__SUPPLIED MATERIAL__.
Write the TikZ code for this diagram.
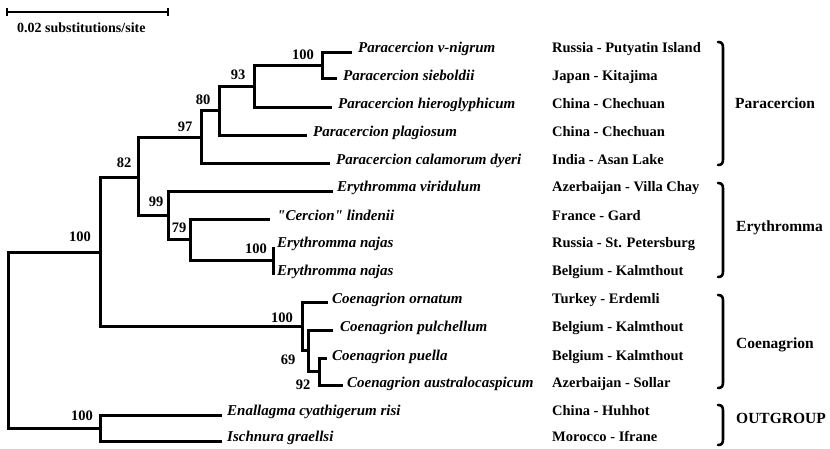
\documentclass[tikz,border=0pt]{standalone}
\usepackage{fontspec}
\setmainfont{Liberation Serif}
\newfontfamily\rawserif{Liberation Serif}[Ligatures=ResetAll]
\newcommand{\sqq}{{\rawserif\bfseries\itshape\symbol{34}}}
\begin{document}
\begin{tikzpicture}[x=1pt,y=-1pt,
  branch/.style={line width=3pt, line cap=butt, line join=miter},
  leaf/.style={anchor=west, inner sep=0pt, text height=10pt, text depth=3pt,
    font=\fontsize{15}{18}\selectfont\bfseries\itshape},
  place/.style={anchor=west, inner sep=0pt, text height=10pt, text depth=3pt,
    font=\fontsize{14.5}{17}\selectfont\bfseries},
  group/.style={anchor=west, inner sep=0pt, text height=10pt, text depth=3pt,
    font=\fontsize{15.5}{18}\selectfont\bfseries},
  support/.style={inner sep=0pt, font=\fontsize{14.5}{17}\selectfont\bfseries},
  bracket/.style={line width=2.6pt, line cap=round},
]
\useasboundingbox (0,0) rectangle (830,448);

% scale bar
\coordinate (s1) at (7,12);
\coordinate (s2) at (168,12);
\draw[line width=1.8pt] (s1) -- (s2);
\draw[line width=1.3pt] ([yshift=4pt]s1) -- ([yshift=-4pt]s1);
\draw[line width=1.3pt] ([yshift=4pt]s2) -- ([yshift=-4pt]s2);
\node[place, font=\fontsize{14}{16}\selectfont\bfseries] (scale) at (17,29) {0.02 substitutions/site};

% internal nodes
\coordinate (nR) at (8,340);
\coordinate (nH) at (100,252);
\coordinate (nO) at (100,428);
\coordinate (nE) at (138,177);
\coordinate (nJ) at (302,326.5);
\coordinate (nD) at (201,137);
\coordinate (nF) at (168,215.5);
\coordinate (nC) at (219,110.5);
\coordinate (nB) at (254,86);
\coordinate (nA) at (322,65);
\coordinate (nG) at (190,239.5);
\coordinate (nI) at (273,260.5);
\coordinate (nK) at (308,350.75);
\coordinate (nL) at (319,371.5);

% tips
\coordinate (t1) at (352,52);
\coordinate (t2) at (337,78);
\coordinate (t3) at (332,107);
\coordinate (t4) at (307,135);
\coordinate (t5) at (330,163);
\coordinate (t6) at (333,191);
\coordinate (t7) at (270,219);
\coordinate (t8) at (274.5,248);
\coordinate (t9) at (274.5,273);
\coordinate (t10) at (328,302);
\coordinate (t11) at (333,330);
\coordinate (t12) at (327,358);
\coordinate (t13) at (343,385);
\coordinate (t14) at (222,415);
\coordinate (t15) at (222,441);

% branches
\draw[branch] (nR) |- (nH);
\draw[branch] (nR) |- (nO);
\draw[branch] (nH) |- (nE);
\draw[branch] (nH) |- (nJ);
\draw[branch] (nE) |- (nD);
\draw[branch] (nE) |- (nF);
\draw[branch] (nD) |- (nC);
\draw[branch] (nD) |- (t5);
\draw[branch] (nC) |- (nB);
\draw[branch] (nC) |- (t4);
\draw[branch] (nB) |- (nA);
\draw[branch] (nB) |- (t3);
\draw[branch] (nA) |- (t1);
\draw[branch] (nA) |- (t2);
\draw[branch] (nF) |- (t6);
\draw[branch] (nF) |- (nG);
\draw[branch] (nG) |- (t7);
\draw[branch] (nG) |- (nI);
\draw[branch] (nI) |- (t8);
\draw[branch] (nI) |- (t9);
\draw[branch] (nJ) |- (t10);
\draw[branch] (nJ) |- (nK);
\draw[branch] (nK) |- (t11);
\draw[branch] (nK) |- (nL);
\draw[branch] (nL) |- (t12);
\draw[branch] (nL) |- (t13);
\draw[branch] (nO) |- (t14);
\draw[branch] (nO) |- (t15);

% support values
\node[support] (b1) at (303,55) {100};
\node[support] (b2) at (238,75) {93};
\node[support] (b3) at (203,100) {80};
\node[support] (b4) at (185,127) {97};
\node[support] (b5) at (124,163) {82};
\node[support] (b6) at (156,202) {99};
\node[support] (b7) at (179,228) {79};
\node[support] (b8) at (256,249) {100};
\node[support] (b9) at (80,237) {100};
\node[support] (b10) at (282,318) {100};
\node[support] (b11) at (288,360) {69};
\node[support] (b12) at (303,385) {92};
\node[support] (b13) at (82,416) {100};

% species
\node[leaf] (sp1) at (358,49) {Paracercion v-nigrum};
\node[leaf] (sp2) at (343,77) {Paracercion sieboldii};
\node[leaf] (sp3) at (338,105) {Paracercion hieroglyphicum};
\node[leaf] (sp4) at (313,133) {Paracercion plagiosum};
\node[leaf] (sp5) at (336,161) {Paracercion calamorum dyeri};
\node[leaf] (sp6) at (337,188) {Erythromma viridulum};
\node[leaf] (sp7) at (277,217) {\sqq Cercion\sqq{} lindenii};
\node[leaf] (sp8) at (277,244) {Erythromma najas};
\node[leaf] (sp9) at (277,272) {Erythromma najas};
\node[leaf] (sp10) at (332,300) {Coenagrion ornatum};
\node[leaf] (sp11) at (340,328) {Coenagrion pulchellum};
\node[leaf] (sp12) at (332,357) {Coenagrion puella};
\node[leaf] (sp13) at (347,384) {Coenagrion australocaspicum};
\node[leaf] (sp14) at (227,412) {Enallagma cyathigerum risi};
\node[leaf] (sp15) at (227,438) {Ischnura graellsi};

% localities
\node[place] (lo1) at (552,49) {Russia - Putyatin Island};
\node[place] (lo2) at (552,77) {Japan - Kitajima};
\node[place] (lo3) at (552,105) {China - Chechuan};
\node[place] (lo4) at (552,133) {China - Chechuan};
\node[place] (lo5) at (552,161) {India - Asan Lake};
\node[place] (lo6) at (552,188) {Azerbaijan - Villa Chay};
\node[place] (lo7) at (552,217) {France - Gard};
\node[place] (lo8) at (552,244) {Russia - St. Petersburg};
\node[place] (lo9) at (552,272) {Belgium - Kalmthout};
\node[place] (lo10) at (552,300) {Turkey - Erdemli};
\node[place] (lo11) at (552,328) {Belgium - Kalmthout};
\node[place] (lo12) at (552,357) {Belgium - Kalmthout};
\node[place] (lo13) at (552,384) {Azerbaijan - Sollar};
\node[place] (lo14) at (552,412) {China - Huhhot};
\node[place] (lo15) at (552,438) {Morocco - Ifrane};

% brackets
\draw[bracket] (718,42) .. controls (722,42) and (723,44) .. (723,48) -- (723,159) .. controls (723,163) and (722,165) .. (718,165);
\draw[bracket] (718,183) .. controls (722,183) and (723,185) .. (723,189) -- (723,271) .. controls (723,275) and (722,277) .. (718,277);
\draw[bracket] (718,295) .. controls (722,295) and (723,297) .. (723,301) -- (723,382) .. controls (723,386) and (722,388) .. (718,388);
\draw[bracket] (718,405) .. controls (722,405) and (723,407) .. (723,411) -- (723,439) .. controls (723,443) and (722,445) .. (718,445);

% group labels
\node[group] (g1) at (735,105) {Paracercion};
\node[group] (g2) at (736,228) {Erythromma};
\node[group] (g3) at (736,345) {Coenagrion};
\node[group] (g4) at (736,420) {OUTGROUP};
\end{tikzpicture}
\end{document}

__THE PROBLEM__. Could the lines from the top of the material through the line with "(nL) at (319,371.5);" be repeated exactly, pictures left out?

__OUTPUT BELOW__.
Write the TikZ code for this diagram.
\documentclass[tikz,border=0pt]{standalone}
\usepackage{fontspec}
\setmainfont{Liberation Serif}
\newfontfamily\rawserif{Liberation Serif}[Ligatures=ResetAll]
\newcommand{\sqq}{{\rawserif\bfseries\itshape\symbol{34}}}
\begin{document}
\begin{tikzpicture}[x=1pt,y=-1pt,
  branch/.style={line width=3pt, line cap=butt, line join=miter},
  leaf/.style={anchor=west, inner sep=0pt, text height=10pt, text depth=3pt,
    font=\fontsize{15}{18}\selectfont\bfseries\itshape},
  place/.style={anchor=west, inner sep=0pt, text height=10pt, text depth=3pt,
    font=\fontsize{14.5}{17}\selectfont\bfseries},
  group/.style={anchor=west, inner sep=0pt, text height=10pt, text depth=3pt,
    font=\fontsize{15.5}{18}\selectfont\bfseries},
  support/.style={inner sep=0pt, font=\fontsize{14.5}{17}\selectfont\bfseries},
  bracket/.style={line width=2.6pt, line cap=round},
]
\useasboundingbox (0,0) rectangle (830,448);

% scale bar
\coordinate (s1) at (7,12);
\coordinate (s2) at (168,12);
\draw[line width=1.8pt] (s1) -- (s2);
\draw[line width=1.3pt] ([yshift=4pt]s1) -- ([yshift=-4pt]s1);
\draw[line width=1.3pt] ([yshift=4pt]s2) -- ([yshift=-4pt]s2);
\node[place, font=\fontsize{14}{16}\selectfont\bfseries] (scale) at (17,29) {0.02 substitutions/site};

% internal nodes
\coordinate (nR) at (8,340);
\coordinate (nH) at (100,252);
\coordinate (nO) at (100,428);
\coordinate (nE) at (138,177);
\coordinate (nJ) at (302,326.5);
\coordinate (nD) at (201,137);
\coordinate (nF) at (168,215.5);
\coordinate (nC) at (219,110.5);
\coordinate (nB) at (254,86);
\coordinate (nA) at (322,65);
\coordinate (nG) at (190,239.5);
\coordinate (nI) at (273,260.5);
\coordinate (nK) at (308,350.75);
\coordinate (nL) at (319,371.5);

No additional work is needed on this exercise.